El centurión que estaba frente a él, viendo que después de clamar había expirado así, dijo: Verdaderamente este hombre era Hijo de Dios.
No se puede acusar al centurión romano de tener un sesgo favorable hacia Aquel cuya crucifixión estaba observando. Pero en el momento en que el grito triunfante salió de los labios del Señor, y este inclinó la cabeza al morir, la luz brotó en el alma de este pagano. Inclinó su corazón ante el Crucificado y exclamó: “Verdaderamente este hombre era Hijo de Dios”. La fe se manifestó, aun cuando diez mil voces podrían haber demostrado que esta fe era una locura a los ojos de los hombres. La razón podría haber dicho:
«Estos gobernantes de los judíos debían saber bien, y lo desafiaron a demostrar, bajando de la cruz, que era el Hijo de Dios, el Cristo, el Rey de Israel. Si hubiera podido hacerlo, habría sido sin duda una prueba de su poder».
Si el centurión hubiera escuchado tal razonamiento, se habría ido a casa al final de su jornada laboral, aún como un pagano. Pero la fe fue lo que lo impulsó, no la razón. Cuando el diablo pensó que había logrado cegar todos los ojos que podrían haber discernido la gloria del Señor, y silenciar todas las bocas que podrían haber hablado en su defensa, un hombre principal que estaba junto a la cruz alzó la voz. La muerte del Señor, que fue para los sacerdotes y fariseos la prueba de que Jesús no era quien decía ser, fue la revelación de la verdad para este centurión.

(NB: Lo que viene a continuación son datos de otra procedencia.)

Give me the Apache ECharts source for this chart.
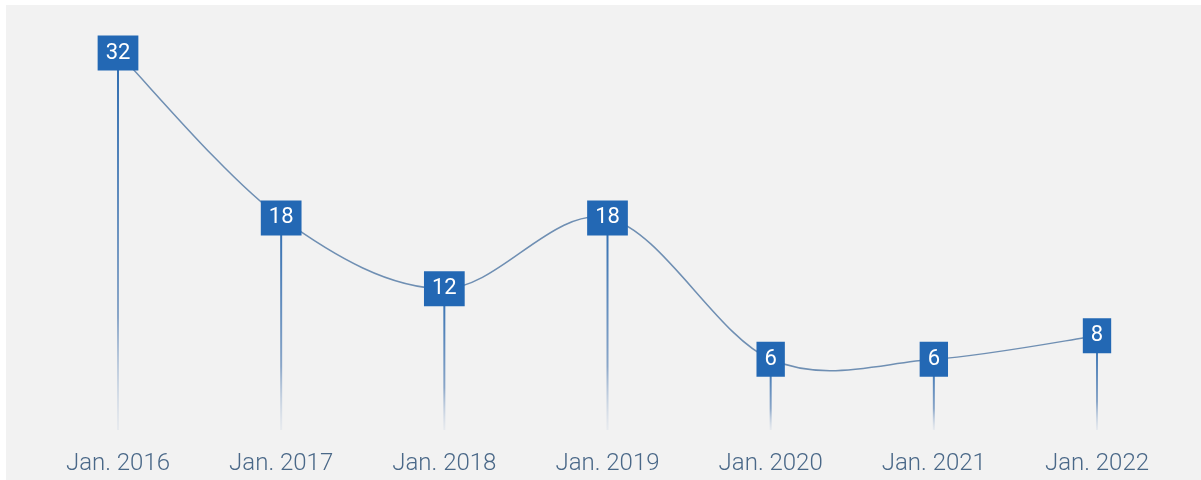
<!DOCTYPE html>
<html>
<head>
<meta charset="utf-8">
<script src="https://cdn.jsdelivr.net/npm/echarts@6/dist/echarts.min.js"></script>
<style>
  html, body { margin: 0; padding: 0; background: #ffffff; }
  #chart { position: absolute; left: 6px; top: 5px; width: 1195px; height: 475px; background: #f2f2f2; }
</style>
</head>
<body>
<div id="chart"></div>
<script>
// values
var categories = ['Jan. 2016', 'Jan. 2017', 'Jan. 2018', 'Jan. 2019', 'Jan. 2020', 'Jan. 2021', 'Jan. 2022'];
var counts = [32, 18, 12, 18, 6, 6, 8];

var myChart = echarts.init(document.getElementById('chart'));

// catmull-rom curve, one bezier piece per segment
function renderCurve(params, api) {
    var i = params.dataIndex;
    var n = counts.length;
    if (i >= n - 1) return null;
    var i0 = Math.max(i - 1, 0), i3 = Math.min(i + 2, n - 1);
    var p0 = api.coord([i0, counts[i0]]);
    var p1 = api.coord([i, counts[i]]);
    var p2 = api.coord([i + 1, counts[i + 1]]);
    var p3 = api.coord([i3, counts[i3]]);
    return {
        type: 'bezierCurve',
        shape: {
            x1: p1[0], y1: p1[1],
            x2: p2[0], y2: p2[1],
            cpx1: p1[0] + (p2[0] - p0[0]) / 6,
            cpy1: p1[1] + (p2[1] - p0[1]) / 6,
            cpx2: p2[0] - (p3[0] - p1[0]) / 6,
            cpy2: p2[1] - (p3[1] - p1[1]) / 6
        },
        style: { stroke: '#6f8fb3', lineWidth: 1.5, fill: null }
    };
}

var option = {
    backgroundColor: '#f2f2f2',
    grid: {
        left: 112,
        right: 104,
        top: 48,
        bottom: 50
    },
    xAxis: {
        type: 'category',
        boundaryGap: false,
        data: categories,
        axisLine: { show: false },
        axisTick: { show: false },
        axisLabel: {
            margin: 22,
            color: '#4a6888',
            fontFamily: 'Roboto',
            fontWeight: 300,
            fontSize: 24
        }
    },
    yAxis: {
        type: 'value',
        min: 0,
        max: 32,
        show: false,
        splitLine: { show: false }
    },
    series: [
        {
            // stems under each box
            type: 'bar',
            data: counts,
            barWidth: 2,
            silent: true,
            z: 1,
            itemStyle: {
                color: new echarts.graphic.LinearGradient(0, 0, 0, 1, [
                    { offset: 0, color: '#2c6bb0' },
                    { offset: 0.7, color: '#8aa6c8' },
                    { offset: 1, color: 'rgba(215,222,232,0.4)' }
                ])
            }
        },
        {
            type: 'custom',
            data: counts.map(function (v, i) { return [i, v]; }),
            encode: { x: 0, y: 1 },
            renderItem: renderCurve,
            silent: true,
            z: 2
        },
        {
            type: 'line',
            data: counts,
            z: 3,
            symbol: 'rect',
            symbolSize: 2,
            lineStyle: { opacity: 0 },
            itemStyle: { color: '#2368b4' },
            label: {
                show: true,
                position: 'inside',
                color: '#ffffff',
                fontFamily: 'Roboto',
                fontWeight: 400,
                fontSize: 22,
                lineHeight: 21,
                backgroundColor: '#2368b4',
                padding: [7, 8]
            }
        }
    ]
};
myChart.setOption(option);
</script>
</body>
</html>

Y aquí es donde nace toda verdadera fe. Debemos comenzar con Cristo crucificado; no hay otra fe que Dios pueda reconocer. La razón ciega no lo recibirá, pero la fe confiesa que Jesús, que murió, es el Hijo de Dios. Confiesa que la cruz es la revelación del amor de Dios para los hombres y el único modo de hacerlos volver a Dios. El centurión salió de aquella escena, en la que había participado, llevando consigo una luz que nada ni nadie podía apagar, pues llevaba consigo la fe en el Hijo de Dios.